Usually, dbt projects are focused (opens in a new tab) on creating
staging and intermediate models and finally using them to define normalized
data marts (opens in a new tab) for the semantic layer. Often,
these marts would be described in .yml
files as
models (opens in a new tab) with columns (opens in a new tab) and
other properties.
Cube projects usually define cubes on top of dbt models, materialized as tables or views in your data warehouse, bring columns as dimensions, enrich them with measures, joins, and pre-aggregations.
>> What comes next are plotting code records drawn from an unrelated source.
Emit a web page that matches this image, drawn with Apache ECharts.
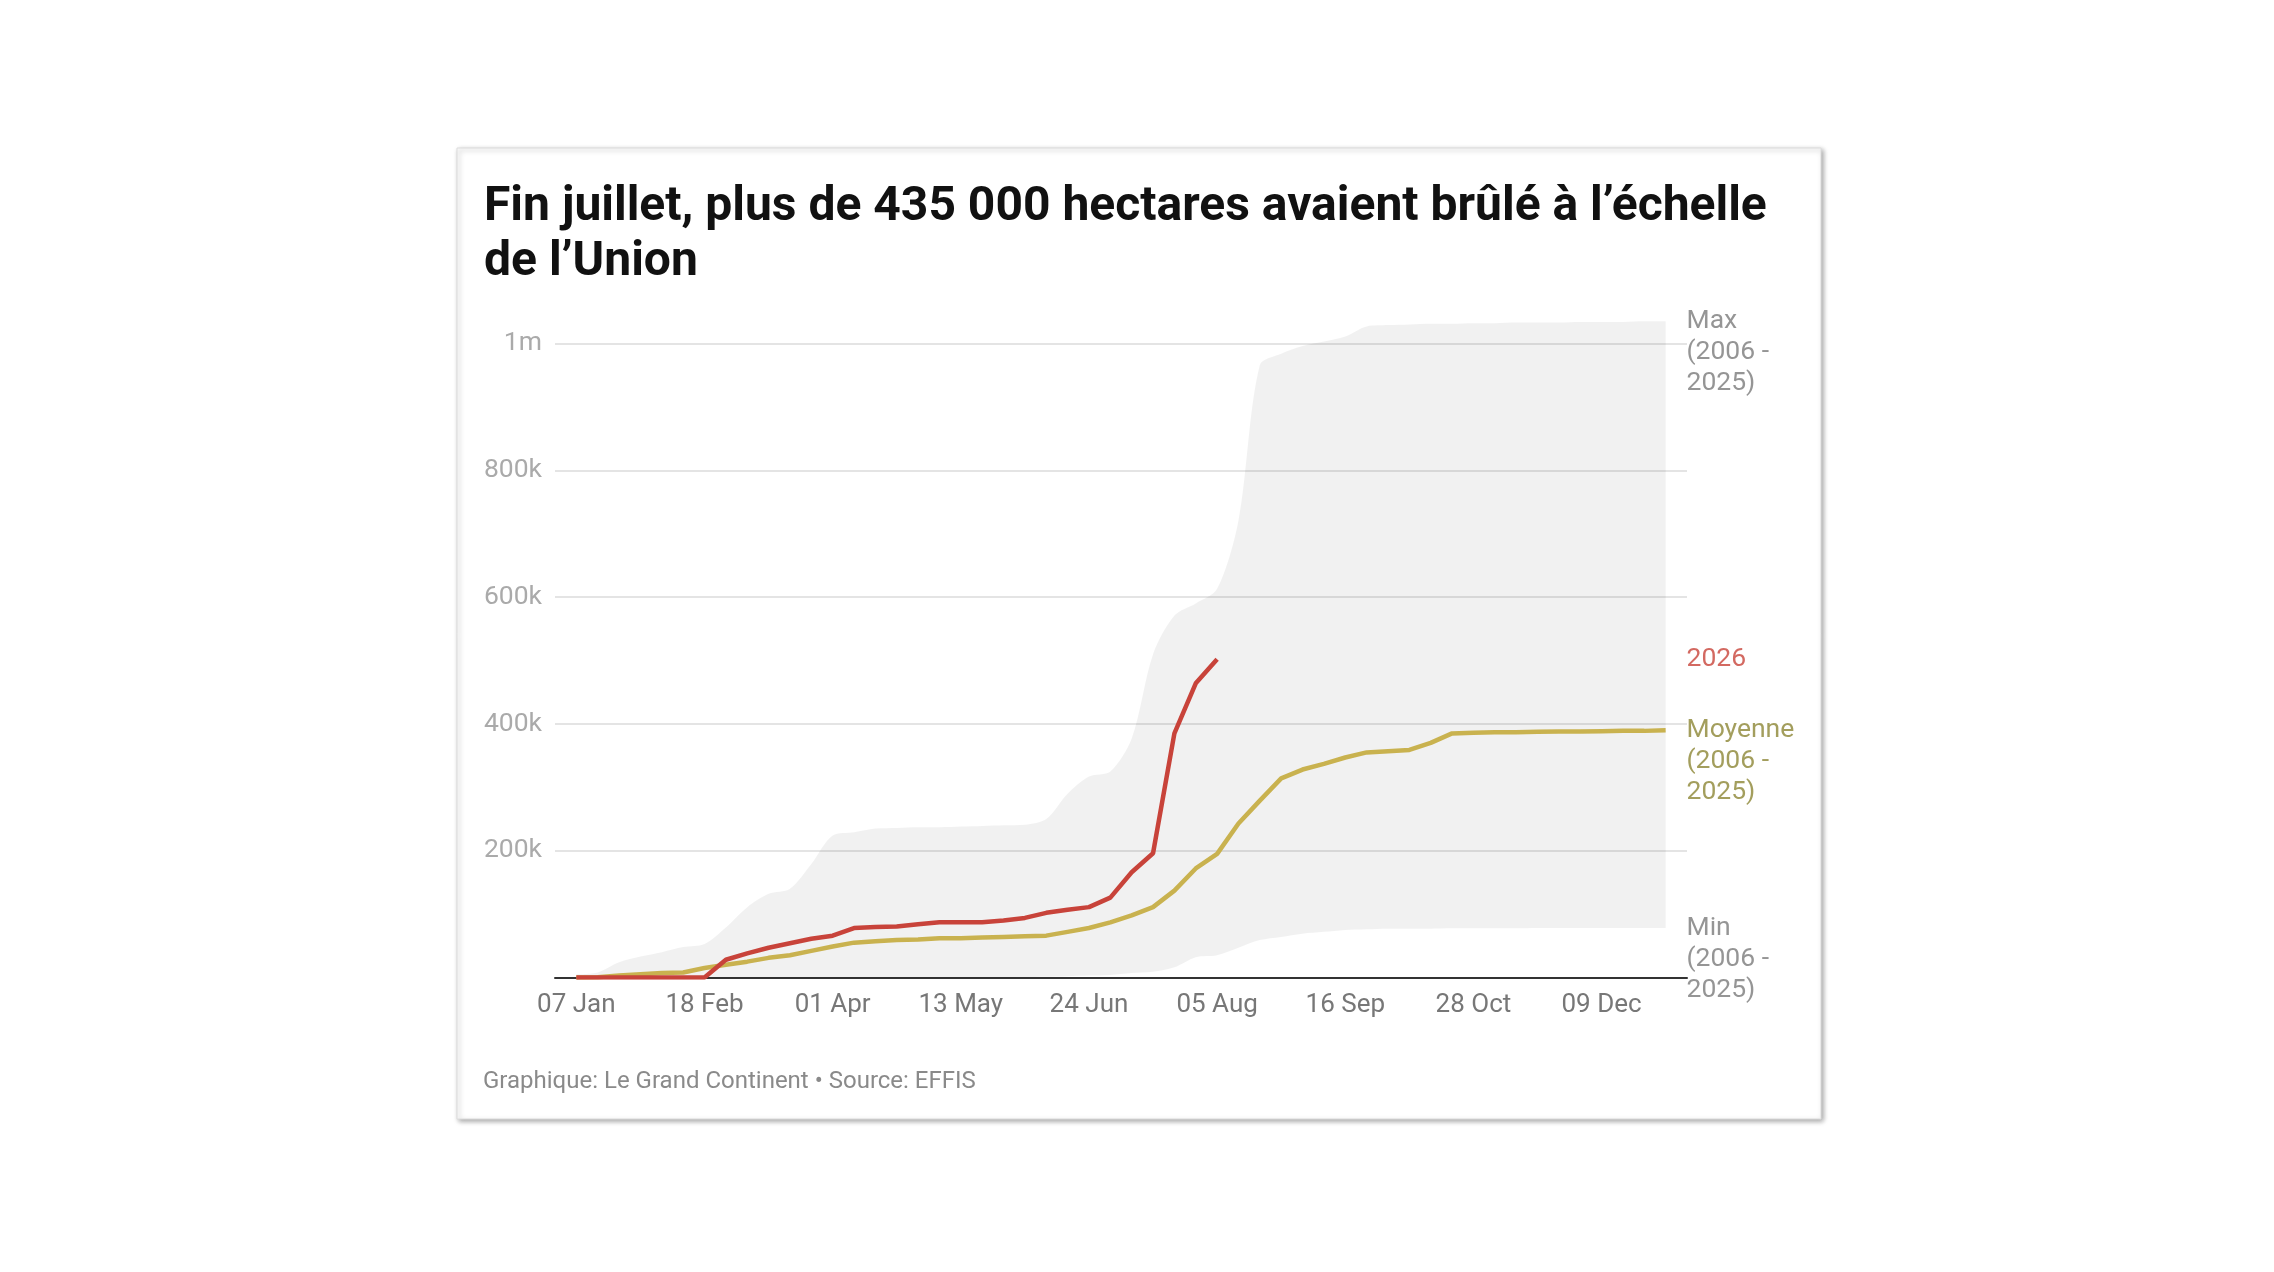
<!DOCTYPE html>
<html>
<head>
<meta charset="utf-8">
<script src="https://cdn.jsdelivr.net/npm/echarts@6/dist/echarts.min.js"></script>
<style>
  html, body { margin: 0; padding: 0; background: #fff; }
  #chart { width: 2274px; height: 1272px; }
</style>
</head>
<body>
<div id="chart"></div>
<script>
(function () {

    // weekly points, week 0 = 07 Jan ... week 51 = 30 Dec (thousands of hectares)
    // the axis runs one week either side: 31 Dec ... 06 Jan
    var MONTHS = ['Jan', 'Feb', 'Mar', 'Apr', 'May', 'Jun', 'Jul', 'Aug', 'Sep', 'Oct', 'Nov', 'Dec'];
    var categories = [];
    for (var i = -1; i <= 52; i++) {
        var d = new Date(Date.UTC(2026, 0, 7 + i * 7));
        var day = d.getUTCDate();
        categories.push((day < 10 ? '0' : '') + day + ' ' + MONTHS[d.getUTCMonth()]);
    }

    var xTickLabels = ['07 Jan', '18 Feb', '01 Apr', '13 May', '24 Jun', '05 Aug', '16 Sep', '28 Oct', '09 Dec'];

    var maxValues = [5, 8, 24, 33, 40, 48, 53, 79, 111, 132, 140, 179, 224, 229, 235, 236, 237, 237, 238, 239,
        240, 241, 250, 290, 317, 325, 377, 510, 571, 590, 613, 721, 966, 984, 996, 1003, 1011, 1027, 1029, 1030,
        1031, 1031, 1032, 1032, 1033, 1033, 1033, 1034, 1034, 1034, 1035, 1035];

    var minValues = [0, 0, 0, 0, 0, 0, 0, 0, 0, 0, 0, 0, 0, 0, 0, 0, 0, 0, 0, 0,
        0, 0.5, 1, 2, 3, 4, 7, 9, 16, 32, 35, 47, 59, 64, 69, 72, 75, 76, 77, 77,
        77, 77.5, 77.5, 77.5, 77.5, 78, 78, 78, 78, 78, 78, 78];

    var meanValues = [0, 0.5, 3, 5, 7, 8, 15, 20, 25, 31, 35, 42, 49, 55, 57, 59, 60, 62, 62, 63,
        64, 65, 66, 72, 78, 87, 98, 111, 137, 172, 195, 243, 279, 314, 328, 337, 347, 355, 357, 359,
        370, 385, 386, 387, 387, 387.5, 388, 388, 388.5, 389, 389, 390];

    var values2026 = [0, 0, 0, 0, 0, 0, 0, 28, 38, 47, 54, 61, 66, 78, 79.5, 80.5, 84, 87, 87, 87,
        90, 94, 102, 107, 111, 126, 166, 196, 385, 464, 502];

    var seriesNames = ['Max\n(2006 -\n2025)', '2026', 'Moyenne\n(2006 -\n2025)', 'Min\n(2006 -\n2025)'];
    var labelColors = ['#7a7a7a', '#c8433a', '#8c8634', '#7a7a7a'];

    var RED = '#c8433a';
    var GOLD = '#c9b24f';

    function last(arr) { return arr[arr.length - 1]; }

    // shift by one slot: category 0 is the padding week before 07 Jan
    function padded(arr) {
        return [null].concat(arr);
    }

    var bandDiff = maxValues.map(function (v, i) { return v - minValues[i]; });

    var labelIndex = categories.length - 1;
    var endLabels = [last(maxValues), last(values2026), last(meanValues), last(minValues)].map(function (v, i) {
        return {
            value: [labelIndex, v],
            label: { color: labelColors[i], formatter: seriesNames[i] }
        };
    });

    var option = {
        animation: false,
        textStyle: { fontFamily: 'Roboto' },
        graphic: [{
            type: 'rect',
            z: -10,
            shape: { x: 457, y: 148, width: 1364, height: 971 },
            style: {
                fill: '#fff',
                stroke: '#dcdcdc',
                lineWidth: 1,
                shadowBlur: 5,
                shadowOffsetX: 2,
                shadowOffsetY: 2,
                shadowColor: 'rgba(0,0,0,0.35)'
            }
        }],
        title: [{
            text: 'Fin juillet, plus de 435 000 hectares avaient brûlé à l’échelle\nde l’Union',
            left: 479,
            top: 175,
            textStyle: {
                fontFamily: 'Roboto',
                fontSize: 48,
                fontWeight: 'bold',
                lineHeight: 55,
                color: '#111'
            }
        }, {
            text: 'Graphique: Le Grand Continent • Source: EFFIS',
            left: 478,
            top: 1065,
            textStyle: {
                fontFamily: 'Roboto',
                fontSize: 24,
                fontWeight: 'normal',
                color: '#8a8a8a'
            }
        }],
        grid: {
            left: 555,
            right: 587,
            top: 343.5,
            bottom: 294.5,
            containLabel: false
        },
        xAxis: {
            type: 'category',
            boundaryGap: false,
            data: categories,
            axisLine: { show: true, lineStyle: { color: '#333', width: 2 } },
            axisTick: { show: false },
            splitLine: { show: false },
            axisLabel: {
                interval: function (index, value) {
                    return xTickLabels.indexOf(value) >= 0;
                },
                color: '#777',
                fontSize: 26,
                margin: 15
            }
        },
        yAxis: {
            type: 'value',
            min: 0,
            max: 1000,
            interval: 200,
            axisLine: { show: false },
            axisTick: { show: false },
            splitLine: { lineStyle: { color: '#e4e4e4', width: 2 } },
            axisLabel: {
                color: '#aaa',
                fontSize: 26.5,
                margin: 13,
                formatter: function (v) {
                    if (v === 0) { return ''; }
                    if (v >= 1000) { return '1m'; }
                    return v + 'k';
                }
            }
        },
        series: [{
            name: 'min',
            type: 'line',
            stack: 'band',
            data: padded(minValues),
            smooth: 0.3,
            symbol: 'none',
            clip: false,
            lineStyle: { opacity: 0 },
            silent: true
        }, {
            name: 'band',
            type: 'line',
            stack: 'band',
            data: padded(bandDiff),
            smooth: 0.3,
            symbol: 'none',
            clip: false,
            lineStyle: { opacity: 0 },
            areaStyle: { color: 'rgba(0,0,0,0.055)', opacity: 1 },
            silent: true
        }, {
            name: 'Moyenne',
            type: 'line',
            data: padded(meanValues),
            symbol: 'none',
            lineStyle: { color: GOLD, width: 4.5 },
            z: 3
        }, {
            name: '2026',
            type: 'line',
            data: padded(values2026),
            symbol: 'none',
            lineStyle: { color: RED, width: 4.5 },
            z: 4
        }, {
            name: 'labels',
            type: 'scatter',
            data: endLabels,
            symbolSize: 1,
            clip: false,
            itemStyle: { color: 'transparent' },
            label: {
                show: true,
                position: [0, 0],
                offset: [0, -15],
                align: 'left',
                verticalAlign: 'top',
                fontSize: 26.5,
                lineHeight: 31,
                fontFamily: 'Roboto'
            },
            silent: true
        }]
    };

    var myChart = echarts.init(document.getElementById('chart'));
    myChart.setOption(option);

})();
</script>
</body>
</html>
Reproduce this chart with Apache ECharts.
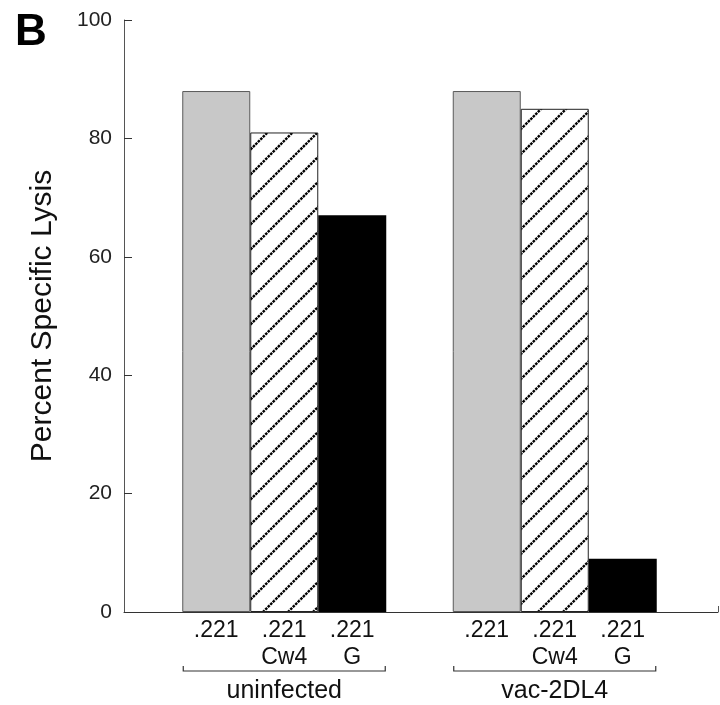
<!DOCTYPE html>
<html>
<head>
<meta charset="utf-8">
<script src="https://cdn.jsdelivr.net/npm/echarts@6/dist/echarts.min.js"></script>
<style>
html,body{margin:0;padding:0;background:#fff;}
#main{width:720px;height:705px;}
</style>
</head>
<body>
<div id="main"></div>
<script>
// ---- data ----
const groups = ['uninfected', 'vac-2DL4'];
const targetLabels = ['.221', '.221\nCw4', '.221\nG'];
const lysis221 = [88, 88];
const lysisCw4 = [81, 85];
const lysisG = [67, 9];
const yMin = 0, yMax = 100, yStep = 20;
const yTitle = 'Percent Specific Lysis';
const panelLetter = 'B';

const FONT = '"Liberation Sans", Arial, Helvetica, sans-serif';

// hatch pattern
function makeHatch() {
  const s = 25;
  const c = document.createElement('canvas');
  c.width = s; c.height = s;
  const ctx = c.getContext('2d');
  ctx.fillStyle = '#fff';
  ctx.fillRect(0, 0, s, s);
  ctx.strokeStyle = '#000';
  ctx.lineWidth = 2.4;
  ctx.setLineDash([2.6, 0.9]);
  for (let k = -1; k <= 1; k++) {
    ctx.beginPath();
    ctx.moveTo(-2 + k * s, s + 2);
    ctx.lineTo(s + 2 + k * s, -2);
    ctx.stroke();
  }
  return c;
}

const chart = echarts.init(document.getElementById('main'), null, {renderer: 'canvas'});
const BAR_W = 68;

const labelStyle = (txt) => ({
  show: true,
  position: 'bottom',
  distance: 5,
  formatter: txt,
  fontFamily: FONT,
  fontSize: 23,
  lineHeight: 27,
  color: '#111',
  align: 'center'
});

const option = {
  animation: false,
  backgroundColor: '#fff',
  title: {
    text: panelLetter,
    left: 10,
    top: 6,
    textStyle: {fontFamily: FONT, fontSize: 44, fontWeight: 'bold', color: '#000'}
  },
  grid: [
    {left: 124, right: 2, top: 20, bottom: 93},
    {left: 149, width: 541, top: 20, bottom: 93}
  ],
  xAxis: [
    {
      gridIndex: 0, type: 'value', min: 0, max: 1, interval: 1,
      axisLine: {show: true, lineStyle: {color: '#333', width: 1}},
      axisTick: {show: true, inside: true, length: 6, lineStyle: {color: '#555'}},
      axisLabel: {show: false},
      splitLine: {show: false}
    },
    {
      gridIndex: 1, type: 'category', data: groups,
      axisLine: {show: false},
      axisTick: {show: false},
      axisLabel: {show: true, margin: 67, fontFamily: FONT, fontSize: 25, color: '#111'},
      splitLine: {show: false}
    }
  ],
  yAxis: [
    {
      gridIndex: 0, type: 'value', min: yMin, max: yMax, interval: yStep,
      name: yTitle, nameLocation: 'middle', nameRotate: 90, nameGap: 66,
      nameTextStyle: {fontFamily: FONT, fontSize: 30, color: '#111'},
      axisLine: {show: true, lineStyle: {color: '#555', width: 1}},
      axisTick: {show: true, inside: true, length: 8, lineStyle: {color: '#333'}},
      axisLabel: {show: true, margin: 12, fontFamily: FONT, fontSize: 21, color: '#222'},
      splitLine: {show: false}
    },
    {
      gridIndex: 1, type: 'value', min: yMin, max: yMax, show: false
    }
  ],
  series: [
    {
      type: 'bar', name: targetLabels[0], xAxisIndex: 1, yAxisIndex: 1,
      data: lysis221, barWidth: BAR_W, barGap: '0%',
      itemStyle: {color: '#c8c8c8', borderColor: '#5a5a5a', borderWidth: 1},
      label: labelStyle(targetLabels[0])
    },
    {
      type: 'bar', name: targetLabels[1], xAxisIndex: 1, yAxisIndex: 1,
      data: lysisCw4, barWidth: BAR_W, barGap: '0%',
      itemStyle: {color: {image: makeHatch(), repeat: 'repeat'}, borderColor: '#222', borderWidth: 1},
      label: labelStyle(targetLabels[1])
    },
    {
      type: 'bar', name: targetLabels[2], xAxisIndex: 1, yAxisIndex: 1,
      data: lysisG, barWidth: BAR_W, barGap: '0%',
      itemStyle: {color: '#000', borderColor: '#000', borderWidth: 0},
      label: labelStyle(targetLabels[2])
    },
    {
      type: 'custom', xAxisIndex: 1, yAxisIndex: 1, clip: false, silent: true,
      data: groups.map((g, i) => [i, 0]),
      renderItem: function (params, api) {
        const p = api.coord([api.value(0), api.value(1)]);
        const half = BAR_W * 1.5 - 1;
        const y = p[1] + 59;
        return {
          type: 'polyline',
          shape: {points: [[p[0] - half, y - 5], [p[0] - half, y], [p[0] + half, y], [p[0] + half, y - 5]]},
          style: {stroke: '#333', lineWidth: 1.2, fill: null}
        };
      }
    }
  ]
};
chart.setOption(option);
</script>
</body>
</html>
Finally, the facade of the data model is created with views and exposed to downstream tools via a rich set of APIs.
cubes:
- name: orders
- sql_table: my_dbt_schema.my_dbt_orders_model
dimensions: []
measures: []
joins: []
pre_aggregations: []
Cube provides a convenient cube_dbt
package to simplify data model
integration.
Data transformation
Data types
Cube provides a single time
type to model time
dimensions. However, raw data can contain temporal columns in various
formats, e.g., as TIMESTAMP
, DATETIME
, DATE
, etc. It's a best practice
to convert all temporal columns in dbt models into the TIMESTAMP
format.
Refresh keys
It's convenient to have an updated_at
column in every dbt model so that
the refresh keys of cubes would be defined as follows:
SELECT MAX(updated_at)
FROM orders
When the source data doesn't have a column that can be used to track updates
reliably and dbt snapshots (opens in a new tab) are used,
dbt_valid_from
and dbt_valid_to
columns can be used to define refresh keys, e.g.:
SELECT CONCAT(COUNT(*), MAX(dbt_valid_from), MIN(dbt_valid_to))
FROM orders_snapshot
Pre-aggregations
When pre-aggregations are implemented, they would be refreshed using their own refresh keys.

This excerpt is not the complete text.